Long and impossibly involved, but also beautifully written, with much truth and not a wasted word. A superb imagining of a...

If Harry Potter lived in an alternate Ireland, had no real magical powers but talked a good game, and fell all over himself every time he saw a girl, he might well belong in this splendid, sardonic magnum opus.

It seems safe to guess that Dublin resident Murray (An Evening of Long Goodbyes, 2004) knows the world of boarding schools, of drab dorms, fetid hallways and teenaged lads with their layers on layers of desperation. It seems even safer to guess, though, that unlike Seabrook College for boys, his Ruprecht Van Doren has no exact counterpart in real life. While the others lust after the girls in the prep school next door, Ruprecht—who “arrived at Seabrook in January, like a belated and non-returnable Christmas gift, after both his parents were lost on a kayaking expedition up the Amazon”—is exercising his weird brilliance by opening portals into parallel universes and confounding post-Newtonian physics. All the same, he’s a fairly normal kid compared to some of the others, devout in his studies, hand up in class, quick to volunteer for extracurricular activities.

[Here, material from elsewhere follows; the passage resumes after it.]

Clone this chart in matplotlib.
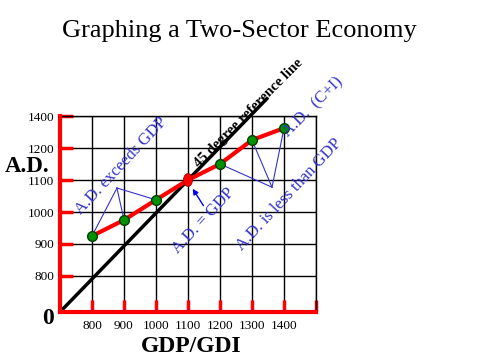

Out in the hall, after all, there are thugs and drugs, kids steeped in Vietnam films and antinomianism, other kids lost in their own dismal worlds. The grown-ups aren’t too much different; one teacher who is only ten years out of Seabrook himself has visions of the place in flames, while another seeks to find his way across the generation gap to find out just what junior is thinking. Throughout lurk the ghosts of the dead of World War I and the tutelary spirit of Robert Graves, odd sightings of whose memoir Goodbye to All That dot Murray’s narrative. Oh, and then there’s a fatal doughnut-eating contest as well, whence the title. Murray wanders confidently through the torments of the adolescent imagination, and he delivers a rollicking tale worthy of a Stephen Dedalus—but a lot more comprehensible.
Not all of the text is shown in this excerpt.